新聞社やウェブメディアなどでの校閲の経験を経て、2020年からフリーに。小説やエッセイ、ビジネス書、翻訳文など、幅広い分野に携わる。「灰かぶり少女のまま」をはじめとした日記やエッセイ、紀行文、短編小説などを電子書籍やウェブで配信中。趣味のひとつは夢を見ること。

Reviewed by
Maysa Tomikawa

春なのに、どんよりするような、言葉にしがたい漠然とした不安が漂っている。空の青さや日差しのあたたかさにそぐわないような、そんな先行きの見えなさが視界をくもらせているみたい。

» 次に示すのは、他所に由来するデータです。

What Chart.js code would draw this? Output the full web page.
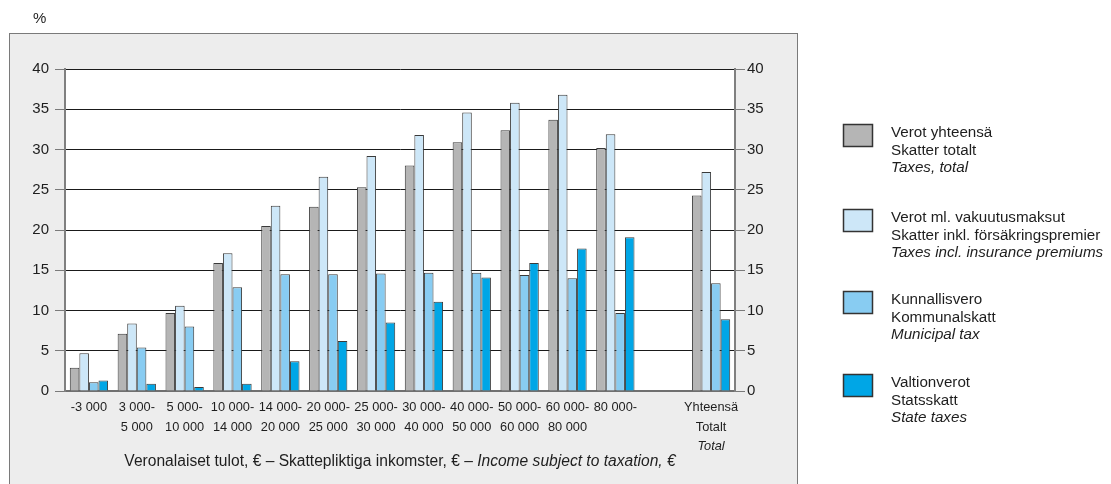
<!DOCTYPE html>
<html>
<head>
<meta charset="utf-8">
<script src="https://cdn.jsdelivr.net/npm/chart.js@4/dist/chart.umd.min.js"></script>
<style>
html,body{margin:0;padding:0;background:#fff;}
canvas{display:block;}
</style>
</head>
<body>
<canvas id="c" width="1111" height="484"></canvas>
<script>
// ---- data ----
const categories = [
  ["-3 000"], ["3 000-","5 000"], ["5 000-","10 000"], ["10 000-","14 000"],
  ["14 000-","20 000"], ["20 000-","25 000"], ["25 000-","30 000"], ["30 000-","40 000"],
  ["40 000-","50 000"], ["50 000-","60 000"], ["60 000-","80 000"], ["80 000-"],
  [], ["Yhteensä","Totalt","Total"]
];
const taxesTotal     = [2.9, 7.1, 9.7, 15.9, 20.5, 22.9, 25.3, 28.0, 30.9, 32.4, 33.7, 30.2, null, 24.3];
const taxesInclIns   = [4.7, 8.4, 10.6, 17.1, 23.0, 26.6, 29.2, 31.8, 34.6, 35.8, 36.8, 31.9, null, 27.2];
const municipalTax   = [1.1, 5.4, 8.0, 12.9, 14.5, 14.5, 14.6, 14.7, 14.7, 14.4, 14.0, 9.7, null, 13.4];
const stateTaxes     = [1.3, 0.9, 0.5, 0.9, 3.7, 6.2, 8.5, 11.1, 14.1, 15.9, 17.7, 19.1, null, 8.9];
const yTicks = [0, 5, 10, 15, 20, 25, 30, 35, 40];
const legendFi = ["Verot yhteensä", "Verot ml. vakuutusmaksut", "Kunnallisvero", "Valtionverot"];
const legendSv = ["Skatter totalt", "Skatter inkl. försäkringspremier", "Kommunalskatt", "Statsskatt"];
const legendEn = ["Taxes, total", "Taxes incl. insurance premiums", "Municipal tax", "State taxes"];
const unitLabel = "%";
const axisTitleParts = ["Veronalaiset tulot, € – Skattepliktiga inkomster, € – ", "Income subject to taxation, €"];

// ---- styles ----
const colors = ["#b5b5b5", "#cde7f8", "#88ccf2", "#00a6e6"];
const FONT = "'Liberation Sans', Arial, sans-serif";
const TXT = "#1e1e1e";

const series = [taxesTotal, taxesInclIns, municipalTax, stateTaxes];

const decor = {
  id: 'decor',
  beforeDraw(chart) {
    const ctx = chart.ctx, a = chart.chartArea;
    ctx.save();
    ctx.fillStyle = '#fff';
    ctx.fillRect(0, 0, chart.width, chart.height);
    ctx.fillStyle = '#ededed';
    ctx.fillRect(9, 33, 788, 460);
    ctx.strokeStyle = '#7a7a7a';
    ctx.lineWidth = 1;
    ctx.strokeRect(9.5, 33.5, 788, 460);
    ctx.fillStyle = '#fff';
    ctx.fillRect(a.left, a.top, a.right - a.left, a.bottom - a.top);
    ctx.fillStyle = TXT;
    ctx.font = "15px " + FONT;
    ctx.textBaseline = 'middle';
    ctx.textAlign = 'left';
    ctx.fillText(unitLabel, 33, 19);
    ctx.restore();
  },
  afterDraw(chart) {
    const ctx = chart.ctx, x = chart.scales.x;
    ctx.save();
    ctx.fillStyle = TXT;
    ctx.textBaseline = 'middle';
    ctx.textAlign = 'center';
    const lineY = [407, 427, 446];
    categories.forEach((lines, i) => {
      const px = x.getPixelForValue(i);
      lines.forEach((t, j) => {
        ctx.font = (j === 2 ? "italic " : "") + "12.8px " + FONT;
        ctx.fillText(t, px, lineY[j]);
      });
    });
    // axis title
    const TF = "15.6px " + FONT;
    ctx.font = TF;
    const w1 = ctx.measureText(axisTitleParts[0]).width;
    ctx.font = "italic " + TF;
    const w2 = ctx.measureText(axisTitleParts[1]).width;
    const cx = (chart.chartArea.left + chart.chartArea.right) / 2;
    let sx = cx - (w1 + w2) / 2;
    ctx.textAlign = 'left';
    ctx.font = TF;
    ctx.fillText(axisTitleParts[0], sx, 462);
    ctx.font = "italic " + TF;
    ctx.fillText(axisTitleParts[1], sx + w1, 462);
    // legend
    const tops = [124, 209, 291, 374];
    ctx.textBaseline = 'middle';
    chart.data.datasets.forEach((ds, i) => {
      const t = tops[i];
      ctx.fillStyle = ds.backgroundColor;
      ctx.fillRect(843.5, t + 0.5, 29, 22);
      ctx.strokeStyle = '#333';
      ctx.lineWidth = 1.5;
      ctx.strokeRect(843.5, t + 0.5, 29, 22);
      ctx.fillStyle = TXT;
      ctx.font = "15.2px " + FONT;
      ctx.fillText(legendFi[i], 891, t + 9);
      ctx.fillText(legendSv[i], 891, t + 26.5);
      ctx.font = "italic 15.2px " + FONT;
      ctx.fillText(legendEn[i], 891, t + 44);
    });
    ctx.restore();
  }
};

const yTickCb = (v) => yTicks.includes(v) ? String(v) : '';

new Chart(document.getElementById('c'), {
  type: 'bar',
  data: {
    labels: categories.map(l => l.join(' ')),
    datasets: series.map((d, i) => ({
      label: legendFi[i] + ' / ' + legendSv[i] + ' / ' + legendEn[i],
      data: d,
      backgroundColor: colors[i],
      borderColor: '#3a3a3a',
      borderWidth: 1,
      categoryPercentage: 0.80,
      barPercentage: 1.0
    }))
  },
  options: {
    responsive: false,
    animation: false,
    layout: { padding: { left: 0, top: 69, right: 331, bottom: 0 } },
    plugins: { legend: { display: false }, tooltip: { enabled: false } },
    scales: {
      x: {
        grid: { display: false, drawTicks: false },
        border: { display: true, color: '#707070', width: 2 },
        ticks: { display: false },
        afterFit(s) { s.height = 93; }
      },
      y: {
        min: 0, max: 40,
        position: 'left',
        afterFit(s) { s.width = 65; },
        ticks: { stepSize: 5, padding: 6, color: TXT, font: { family: FONT, size: 15 }, callback: yTickCb },
        grid: {
          color: (c) => c.tick && c.tick.value === 0 ? 'rgba(0,0,0,0)' : '#1a1a1a',
          lineWidth: 1,
          tickColor: '#7a7a7a',
          tickLength: 10
        },
        border: { color: '#808080', width: 2 }
      },
      y2: {
        min: 0, max: 40,
        position: 'right',
        afterFit(s) { s.width = 45; },
        ticks: { stepSize: 5, padding: 2, color: TXT, font: { family: FONT, size: 15 }, callback: yTickCb },
        grid: { drawOnChartArea: false, tickColor: '#7a7a7a', tickLength: 10 },
        border: { color: '#808080', width: 2 }
      }
    }
  },
  plugins: [decor]
});
</script>
</body>
</html>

今の状況で、東日本大震災のあとを思い出す気持ち、とてもわかる。でも、わたしにはもっともっと大きな、先行きの見えなさがある気がする。今ほど、「世界中」という言葉がぴったりだと思うことってなかなかないけれど、本当に世界中が混乱してる。今はまだ普通の生活に近い状態だけれど、1週間後、1ヶ月後、どうなるのか正直想像がつかない。これから経済はどうなる?わたしたちの生活はどうなる?人々の生活は?健康は?安全は?お金は?

ほんとうに、このさきどうなってしまうんだろう。

このさき、混乱がわたしたちの日常になるようなことがあるかもしれない。むしろ、すでに何年も何十年も混乱が日常になっている人々だっているのだよね。でも、あらゆる難しい局面で、暮らしのなかに光をみつけだしていくことが、たぶん人の強さでもあり、しぶとさでもあるのだと思う。それこそ、もやしのひげをとったり、擦り切れたセーターを繕ったり、いつもより少し丁寧に台所を磨いたり、大事な人に連絡をとったり、懐かしい歌をうたってみたり、埃をかぶっていた本を読んでみたり。少なくとも、わたしはそう信じたい。

「わたしたちは、どんな暮らしの中にも光をみつけていけますように。」

ほんとに、ほんとに。わたしも、そんな祈りをここに重ねたい。